Всё так | страница 17



– Не хочу после себя грязь оставлять!

Севик сказал:

– Давай я.

Она улыбнулась, мягкая такая, пахучая, как банная губка:

– Давай… Мне еще собираться.

Надя схватила себя за горло. Горлом шел крик: «Ах ты, сука подзаборная, сука, на́волочь!.. Ах ты проклятая, говном напхатая!.. Сука!..»

Крику не хватало слов. И пространства. Он шел внутрь. Спазмами останавливался в животе. В коленях задерживался дрожью.

«Ну давайте же… Ну кто-нибудь, – просила Надя молча. – Там же мальчик – сопли сладкие, попа, склонная к покраснению… Ну же! Вы же!..»

– Мы его заберем, – сказал Севик. – Вернемся из Польши и заберем. Врач сказал, что нам там делать сейчас нечего. Мариша за три дня одумается. Мы вернемся…

Наталья Борисовна подошла к Севику, чашку подала, две вилки, крышку от сковороды. И хрясь его по морде.

А он – ничего. Мышка в банке. В скафандре прозрачном. Внутри вроде Севик, снаружи – идиот. Посудомоечная машина. Без совести, зато с хорошими техническими характеристиками. Сказал:

– Займете мне на самолет? Я раньше прилечу и на вокзале Маришу встречу, а?

Что? Спрятать его паспорт? И разорвать на куски? Сжечь в раковине? Ночью? Вместе с открытой шенгенской визой для научных командировок? Работника – тоже сжечь? Что? Вернуть железный занавес? Выкопать Брежнева из-под Кремлевской стены? Выстрелить ему в живот, чтобы мучился долго? Севику выстрелить, не Брежневу же, конечно…

Что-о-о-о-о?

– Деньги в серванте, – сказала Наталья Борисовна. И вызвала «скорую».

– Вам тоже плохо? – участливо спросила Мариша.

Гвозди. Гвозди бы делать из этих людей. Вот с кем надо было идти в революцию! Вот кого надо на передовую. И главное дело, под танки не жалко. Им под танками самое место.

…Кася потом скажет Наде: «Не суди. Любовь – это жестокость. Весь мир в одном человеке. Не суди, если не знаешь. Тебе повезло, если не знаешь…»
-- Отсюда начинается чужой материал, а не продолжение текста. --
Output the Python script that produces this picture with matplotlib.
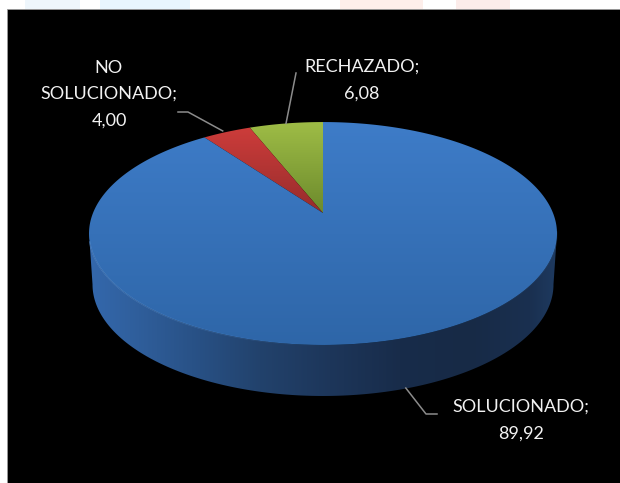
# -*- coding: utf-8 -*-
# torta 3D con prospettiva, disegnata a mano su assi in pixel
import numpy as np
import matplotlib
matplotlib.use("Agg")
import matplotlib.pyplot as plt
from matplotlib.patches import Polygon, Rectangle

categorie = ["RECHAZADO", "NO SOLUCIONADO", "SOLUCIONADO"]
valori = [6.08, 4.00, 89.92]
etichette = ["RECHAZADO;\n6,08", "NO\nSOLUCIONADO;\n4,00", "SOLUCIONADO;\n89,92"]

# geometria della torta
cx, cy = 323.0, 213.0
k = 0.184
cu, cv = 230.0, 107.7
spessore = 51.0


def proietta(theta_deg, dy=0.0, scala=1.0):
    # theta da ore 12 in senso antiorario
    t = np.radians(theta_deg)
    u, v = -np.sin(t), np.cos(t)
    w = 1.0 + k * v
    return cx + scala * cu * u / w, cy + dy - cv * v / w


def gradiente(ax, patch, asse, pos, colori):
    # riempie patch con un gradiente lungo x o y
    xs = np.arange(0, 620)
    ys = np.arange(0, 483)
    col = np.array(colori) / 255.0
    if asse == "x":
        img = np.stack([np.interp(xs, pos, col[:, i]) for i in range(3)], axis=-1)[None, :, :]
    else:
        img = np.stack([np.interp(ys, pos, col[:, i]) for i in range(3)], axis=-1)[:, None, :]
    patch.set_facecolor("none")
    patch.set_edgecolor("none")
    ax.add_patch(patch)
    im = ax.imshow(img, extent=(0, 620, 483, 0), aspect="auto", zorder=patch.get_zorder(),
                   interpolation="bilinear")
    im.set_clip_path(patch)


fig = plt.figure(figsize=(6.2, 4.83), dpi=100, facecolor="white")
ax = fig.add_axes([0, 0, 1, 1])
ax.axis("off")
font = "Lato"

# fascia in alto e sfondo nero
for x0, x1, c in [(25, 80, "#eef6fc"), (100, 190, "#e8f5fd"), (340, 423, "#fdeeea"), (456, 510, "#fcecea")]:
    ax.add_patch(Rectangle((x0, 0), x1 - x0, 10, fc=c, ec="none", zorder=0))
ax.add_patch(Rectangle((6.5, 9), 620, 480, fc="black", ec="#9a9a9a", lw=0.6, zorder=1))

# parete laterale
th = np.linspace(0, 360, 721)
xt, yt = proietta(th)
xb, yb = proietta(th, dy=spessore, scala=0.985)
iL, iR = np.argmin(xt), np.argmax(xt)
jL, jR = np.argmin(xb), np.argmax(xb)
px = np.r_[xt[iL:iR + 1], xb[jL:jR + 1][::-1]]
py = np.r_[yt[iL:iR + 1], yb[jL:jR + 1][::-1]]
lato = Polygon(np.c_[px, py], closed=True, zorder=2)
gradiente(ax, lato, "x",
          [90, 130, 200, 260, 330, 400, 470, 530, 556],
          [(52, 104, 172), (48, 96, 158), (40, 80, 132), (34, 66, 108), (29, 54, 90),
           (24, 44, 74), (23, 42, 70), (26, 48, 80), (30, 58, 96)])

# spicchi sulla faccia superiore
colori_spicchi = [
    ([122, 213], [(158, 188, 70), (108, 138, 44)]),
    ([128, 213], [(204, 60, 58), (150, 44, 44)]),
    ([122, 345], [(62, 124, 200), (46, 102, 168)]),
]
inizio = 0.0
medi = []
for val, (pos, col) in zip(valori, colori_spicchi):
    fine = inizio + val / sum(valori) * 360.0
    a = np.linspace(inizio, fine, 300)
    x, y = proietta(a)
    pts = np.r_[[[cx, cy]], np.c_[x, y]]
    gradiente(ax, Polygon(pts, closed=True, zorder=3), "y", pos, col)
    medi.append((inizio + fine) / 2.0)
    inizio = fine

# bordo chiaro sul davanti
for i in range(iL + 8, iR, 4):
    t = (xt[i] - xt[iL]) / (xt[iR] - xt[iL])
    alpha = max(0.0, 0.5 - 1.0 * t) + 0.1 * max(0.0, t - 0.7) / 0.3
    ax.plot(xt[i:i + 5], yt[i:i + 5], color="#5f97da", lw=1.0, alpha=alpha, zorder=4,
            solid_capstyle="butt")

# linee guida
ancore = [proietta(medi[0]), proietta(medi[1]), proietta(medi[2], dy=spessore)]
ax_leader = "#8c8c8c"
ax.plot([296, ancore[0][0]], [73, ancore[0][1]], color=ax_leader, lw=1.1, zorder=5)
ax.plot([178, 188, ancore[1][0] - 4], [112, 112, ancore[1][1] - 1], color=ax_leader, lw=1.1, zorder=5)
ax.plot([437, 426, ancore[2][0] - 4], [414, 414, ancore[2][1]], color=ax_leader, lw=1.1, zorder=5)

# etichette
pos_testo = [(362, 80), (109, 94), (521, 420)]
for (tx, ty), s in zip(pos_testo, etichette):
    ax.text(tx, ty, s, color="#f2f2f2", fontsize=13.0, family=font, ha="center", va="center",
            multialignment="center", linespacing=1.8, zorder=6)

ax.set_xlim(0, 620)
ax.set_ylim(483, 0)
fig.savefig("out.png", dpi=100, facecolor="white")
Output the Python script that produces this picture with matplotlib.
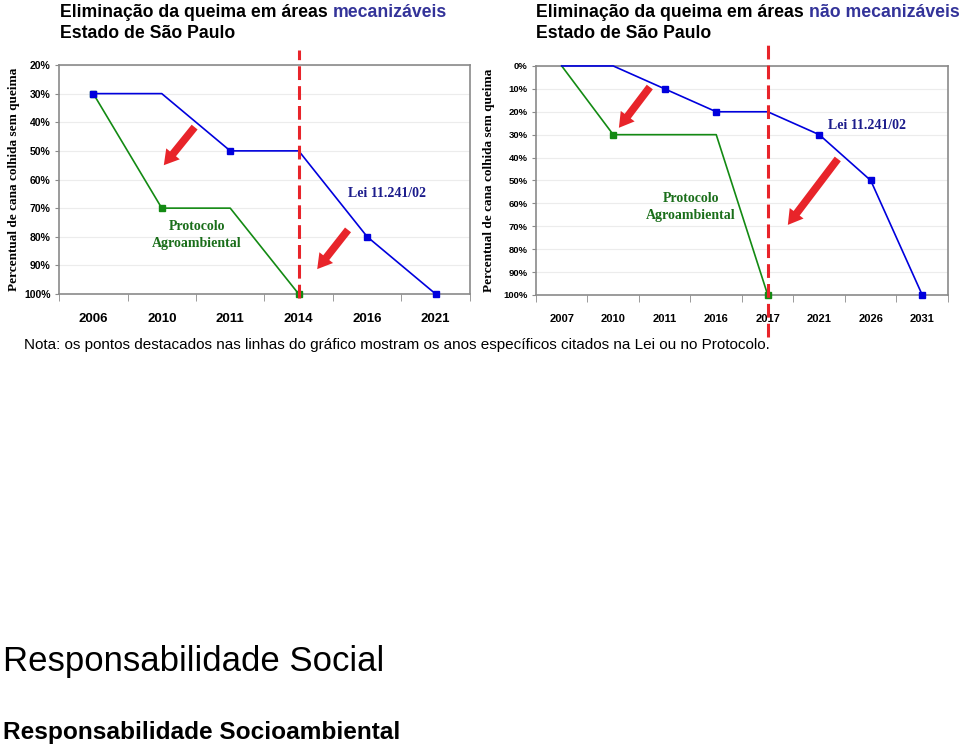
import matplotlib
matplotlib.use('Agg')
import matplotlib.pyplot as plt
from matplotlib.ticker import FixedLocator

# --- dados ---
anos_mec = ['2006', '2010', '2011', '2014', '2016', '2021']
lei_mec = [30, 30, 50, 50, 80, 100]
lei_mec_marcados = [0, 2, 4, 5]
prot_mec = [30, 70, 70, 100]
prot_mec_marcados = [0, 1, 3]
corte_mec = 3

anos_nmec = ['2007', '2010', '2011', '2016', '2017', '2021', '2026', '2031']
lei_nmec = [0, 0, 10, 20, 20, 30, 50, 100]
lei_nmec_marcados = [2, 3, 5, 6, 7]
prot_nmec = [0, 30, 30, 30, 100]
prot_nmec_marcados = [1, 4]
corte_nmec = 4

ylabel = 'Percentual de cana colhida sem queima'
nota = ('Nota: os pontos destacados nas linhas do gráfico mostram os anos '
        'específicos citados na Lei ou no Protocolo.')

AZUL = '#0000dd'
VERDE = '#138a13'
AZUL_TXT = '#1c1c8c'
VERDE_TXT = '#1a6e1a'
VERMELHO = '#e8242a'
CINZA = '#8a8a8a'

fig = plt.figure(figsize=(9.6, 7.47), dpi=100)


def monta_eixo(ax, anos, ymin, fs_x, fs_y):
    n = len(anos)
    ax.set_xlim(-0.5, n - 0.5)
    ax.set_ylim(100, ymin)
    ax.set_yticks(range(ymin, 101, 10))
    ax.set_yticklabels(['%d%%' % v for v in range(ymin, 101, 10)],
                       fontsize=fs_y, fontweight='bold', family='Liberation Sans')
    ax.set_xticks(range(n))
    ax.set_xticklabels(anos, fontsize=fs_x, fontweight='bold', family='Liberation Sans')
    ax.xaxis.set_minor_locator(FixedLocator([i - 0.5 for i in range(n + 1)]))
    ax.tick_params(axis='x', which='major', length=0, pad=14)
    ax.tick_params(axis='x', which='minor', length=5, direction='out', color=CINZA)
    ax.tick_params(axis='y', length=3, color=CINZA, pad=3)
    for s in ax.spines.values():
        s.set_color(CINZA)
        s.set_linewidth(1.2)
    ax.grid(axis='y', color='#ececec', linewidth=0.8)
    ax.set_axisbelow(True)
    ax.set_ylabel(ylabel, fontsize=9.5, fontweight='bold', family='Liberation Serif')


def seta(ax, x0, y0, x1, y1):
    ax.annotate('', xy=(x1, y1), xytext=(x0, y0),
                arrowprops=dict(arrowstyle='simple,head_width=1.25,head_length=1.05,tail_width=0.55',
                                color=VERMELHO, lw=0, shrinkA=0, shrinkB=0))


# --- grafico 1: areas mecanizaveis ---
ax1 = fig.add_axes([0.0615, 0.6064, 0.428, 0.3066])
monta_eixo(ax1, anos_mec, 20, 9.5, 7.5)
ax1.plot(range(len(prot_mec)), prot_mec, color=VERDE, lw=1.2, marker='s', ms=5,
         markevery=prot_mec_marcados, zorder=3, clip_on=False)
ax1.plot(range(len(lei_mec)), lei_mec, color=AZUL, lw=1.2, marker='s', ms=5,
         markevery=lei_mec_marcados, zorder=3, clip_on=False)
ax1.axvline(corte_mec, ymin=-0.017, ymax=1.066, color=VERMELHO, lw=2.2,
            dashes=(4.5, 2), clip_on=False, zorder=4)
seta(ax1, 1.48, 41.7, 1.03, 55)
seta(ax1, 3.72, 77.6, 3.27, 91.3)
ax1.text(4.29, 65, 'Lei 11.241/02', color=AZUL_TXT, fontsize=10, fontweight='bold',
         family='Liberation Serif', ha='center', va='center')
ax1.text(1.51, 79.4, 'Protocolo\nAgroambiental', color=VERDE_TXT, fontsize=10,
         fontweight='bold', family='Liberation Serif', ha='center', va='center',
         linespacing=1.45)
ax1.yaxis.set_label_coords(-0.095, 0.5)

# --- grafico 2: areas nao mecanizaveis ---
ax2 = fig.add_axes([0.5583, 0.6051, 0.4292, 0.3066])
monta_eixo(ax2, anos_nmec, 0, 8, 6.8)
ax2.plot(range(len(prot_nmec)), prot_nmec, color=VERDE, lw=1.2, marker='s', ms=5,
         markevery=prot_nmec_marcados, zorder=3, clip_on=False)
ax2.plot(range(len(lei_nmec)), lei_nmec, color=AZUL, lw=1.2, marker='s', ms=5,
         markevery=lei_nmec_marcados, zorder=3, clip_on=False)
ax2.axvline(corte_nmec, ymin=-0.183, ymax=1.105, color=VERMELHO, lw=2.2,
            dashes=(4.5, 2), clip_on=False, zorder=4)
seta(ax2, 1.71, 9.2, 1.11, 27)
seta(ax2, 5.36, 40.6, 4.39, 69.4)
ax2.text(5.93, 26.2, 'Lei 11.241/02', color=AZUL_TXT, fontsize=10, fontweight='bold',
         family='Liberation Serif', ha='center', va='center')
ax2.text(2.51, 61.6, 'Protocolo\nAgroambiental', color=VERDE_TXT, fontsize=10,
         fontweight='bold', family='Liberation Serif', ha='center', va='center',
         linespacing=1.45)
ax2.yaxis.set_label_coords(-0.0995, 0.5)


# --- titulos com duas cores ---
def titulo(x, y, parte1, parte2):
    t = fig.text(x, y, parte1, fontsize=12.7, fontweight='bold', family='Liberation Sans',
                 color='black', va='baseline')
    fig.canvas.draw()
    bb = t.get_window_extent()
    fig.text(bb.x1 / fig.bbox.width, y, parte2, fontsize=12.7, fontweight='bold',
             family='Liberation Sans', color='#333399', va='baseline')


titulo(60 / 960, 1 - 17 / 747, 'Eliminação da queima em áreas ', 'mecanizáveis')
fig.text(60 / 960, 1 - 38 / 747, 'Estado de São Paulo', fontsize=12.7, fontweight='bold',
         family='Liberation Sans', va='baseline')
titulo(536 / 960, 1 - 17 / 747, 'Eliminação da queima em áreas ', 'não mecanizáveis')
fig.text(536 / 960, 1 - 38 / 747, 'Estado de São Paulo', fontsize=12.7, fontweight='bold',
         family='Liberation Sans', va='baseline')

fig.text(24 / 960, 1 - 345 / 747, nota, fontsize=11, va='center',
         family=['Liberation Sans Narrow', 'Liberation Sans'])

fig.text(3 / 960, 1 - 661 / 747, 'Responsabilidade Social', fontsize=25,
         family='Liberation Sans', va='center')
fig.text(3 / 960, 1 - 733 / 747, 'Responsabilidade Socioambiental', fontsize=17.6,
         fontweight='bold', family='Liberation Sans', va='center')

fig.savefig('out.png', dpi=100)
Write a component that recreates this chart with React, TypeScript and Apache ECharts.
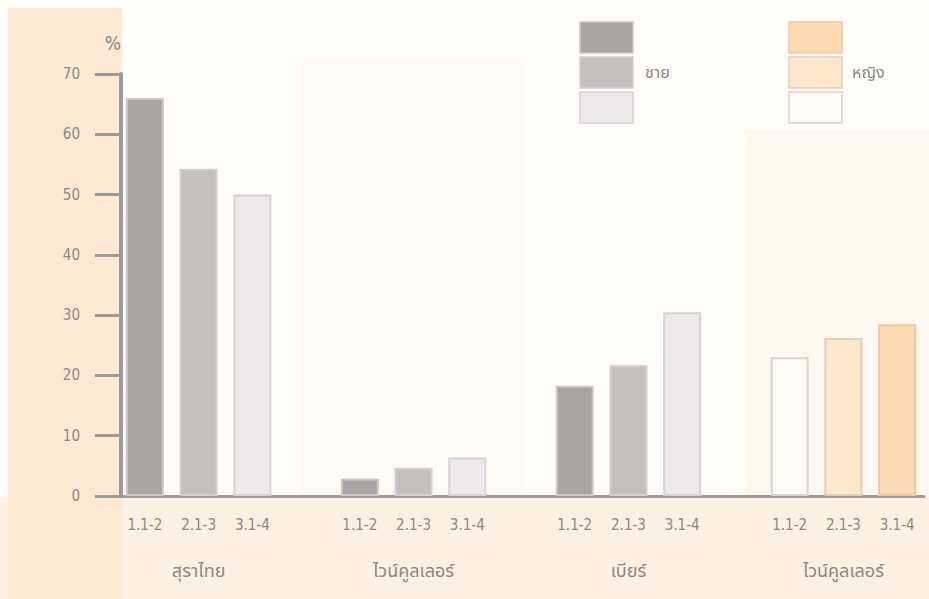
import React, { useEffect, useRef } from "react";
import * as echarts from "echarts";

// Age bands shown under every bar group
const ageBands = ["1.1-2", "2.1-3", "3.1-4"];
// Drink groups along the x axis
const drinkGroups = ["สุราไทย", "ไวน์คูลเลอร์", "เบียร์", "ไวน์คูลเลอร์"];
// Percentages per age band
const thaiSpiritsMen = [66, 54.3, 50];
const wineCoolerMen = [2.9, 4.7, 6.4];
const beerMen = [18.3, 21.7, 30.5];
const wineCoolerWomen = [23, 26.2, 28.5];
// Value axis
const yMin = 0;
const yMax = 70;
const yStep = 10;
// Legend captions
const menCaption = "ชาย";
const womenCaption = "หญิง";

// Shades per age band (1.1-2, 2.1-3, 3.1-4)
const menShades = ["#a8a6a4", "#c3c1c0", "#ebe9e9"];
const menEdges = ["#cbc9c7", "#d2d0cf", "#d6d4d4"];
const womenShades = ["#fffaf3", "#fee8cd", "#fddab3"];
const womenEdges = ["#ddd3c8", "#e3cfb8", "#e8cbaa"];

const groupValues = [thaiSpiritsMen, wineCoolerMen, beerMen, wineCoolerWomen];
const groupIsWomen = [false, false, false, true];

const numFont = "'Liberation Sans Narrow', 'DejaVu Sans Condensed', 'Liberation Sans', sans-serif";
const thaiFont = "'Noto Sans Thai', 'Loma', 'Garuda', 'Norasi', 'Noto Sans', 'DejaVu Sans', sans-serif";
const textGray = "#8c8883";
const axisGray = "#9d9b99";

// Build category slots: three bars per group with an empty slot between groups
const slotLabels: string[] = [];
const groupLabelSlots: string[] = [];
const barData: any[] = [];
groupValues.forEach((vals, g) => {
  vals.forEach((v, i) => {
    slotLabels.push(ageBands[i]);
    groupLabelSlots.push(i === 1 ? drinkGroups[g] : "");
    const women = groupIsWomen[g];
    barData.push({
      value: v,
      itemStyle: {
        color: women ? womenShades[i] : menShades[i],
        borderColor: women ? womenEdges[i] : menEdges[i],
        borderWidth: 2,
      },
    });
  });
  if (g < groupValues.length - 1) {
    slotLabels.push("");
    groupLabelSlots.push("");
    barData.push("-");
  }
});

function legendColumn(x: number, shades: string[], edges: string[], caption: string, textX: number) {
  const boxes = shades.map((c, i) => ({
    type: "rect",
    shape: { x, y: 22 + i * 35, width: 53, height: 31 },
    style: { fill: c, stroke: edges[i], lineWidth: 1.5 },
    z: 5,
  }));
  return [
    ...boxes,
    {
      type: "text",
      x: textX,
      y: 73,
      style: {
        text: caption,
        fill: textGray,
        font: `16px ${thaiFont}`,
        verticalAlign: "middle",
      },
      z: 5,
    },
  ];
}

export default function App() {
  const ref = useRef<HTMLDivElement>(null);

  useEffect(() => {
    if (!ref.current) return;
    const chart = echarts.init(ref.current, undefined, { renderer: "svg" });
    chart.setOption({
      animation: false,
      backgroundColor: "#fffdf9",
      graphic: [
        // soft paper tones behind the plot
        { type: "rect", shape: { x: 300, y: 60, width: 222, height: 440 }, style: { fill: "#fffaf3" }, z: -10 },
        { type: "rect", shape: { x: 745, y: 130, width: 184, height: 370 }, style: { fill: "#fef8f0" }, z: -10 },
        { type: "rect", shape: { x: 0, y: 498, width: 929, height: 101 }, style: { fill: "#fdf1e3" }, z: -9 },
        { type: "rect", shape: { x: 8, y: 8, width: 114, height: 591 }, style: { fill: "#fde9d4" }, z: -8 },
        ...legendColumn(580, [menShades[0], menShades[1], menShades[2]], menEdges, menCaption, 645),
        ...legendColumn(789, [womenShades[2], womenShades[1], womenShades[0]], [womenEdges[2], womenEdges[1], womenEdges[0]], womenCaption, 852),
      ],
      grid: { left: 118, right: 5, top: 74, bottom: 103, containLabel: false },
      xAxis: [
        {
          type: "category",
          data: slotLabels,
          position: "bottom",
          axisLine: { show: true, lineStyle: { color: axisGray, width: 3 } },
          axisTick: { show: false },
          axisLabel: {
            interval: 0,
            margin: 21,
            color: textGray,
            fontSize: 15,
            fontFamily: numFont,
          },
          splitLine: { show: false },
        },
        {
          type: "category",
          data: groupLabelSlots,
          position: "bottom",
          axisLine: { show: false },
          axisTick: { show: false },
          axisLabel: {
            interval: 0,
            margin: 66,
            color: textGray,
            fontSize: 18,
            fontFamily: thaiFont,
          },
          splitLine: { show: false },
        },
      ],
      yAxis: {
        type: "value",
        min: yMin,
        max: yMax,
        interval: yStep,
        offset: -3,
        name: "%",
        nameLocation: "end",
        nameGap: 22,
        nameTextStyle: { color: textGray, fontSize: 19, fontFamily: numFont, align: "right" },
        axisLine: { show: true, lineStyle: { color: axisGray, width: 4 } },
        axisTick: { show: true, length: 26, lineStyle: { color: axisGray, width: 3 } },
        axisLabel: { margin: 41, color: textGray, fontSize: 15, fontFamily: numFont },
        splitLine: { show: false },
      },
      series: [
        {
          type: "bar",
          xAxisIndex: 0,
          data: barData,
          barWidth: 38,
        },
      ],
    });
    return () => chart.dispose();
  }, []);

  return (
    <div
      ref={ref}
      style={{ position: "fixed", left: 0, top: 0, width: 929, height: 599 }}
    />
  );
}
А плохо было Михаилу Васильевичу. Позвонить ректору и «сказать такое» он не мог. Разговаривать не мог тоже. Он слабый был в семейных разговорах. Сразу искал тень и валидол. Линял в цвет кушетки. «Скорую» – обязательно. Тоже ритуал. Ритуальный приезд: проходите сюда, вот чистое полотенце, аппарат Рива-Роччи у нас свой, шприцы есть, сознание не терял, гипертоническая болезнь – да, на пенсии, но работает…

Вся бригада мыла руки. Да. Это не потому, что Михаил Васильевич – профессор, заслуженный весь человек. Кого сейчас профессором испугаешь? Мыли руки, потому что Наталья Борисовна платила всегда. И кормила даже… Салфетки… Накрахмаленные.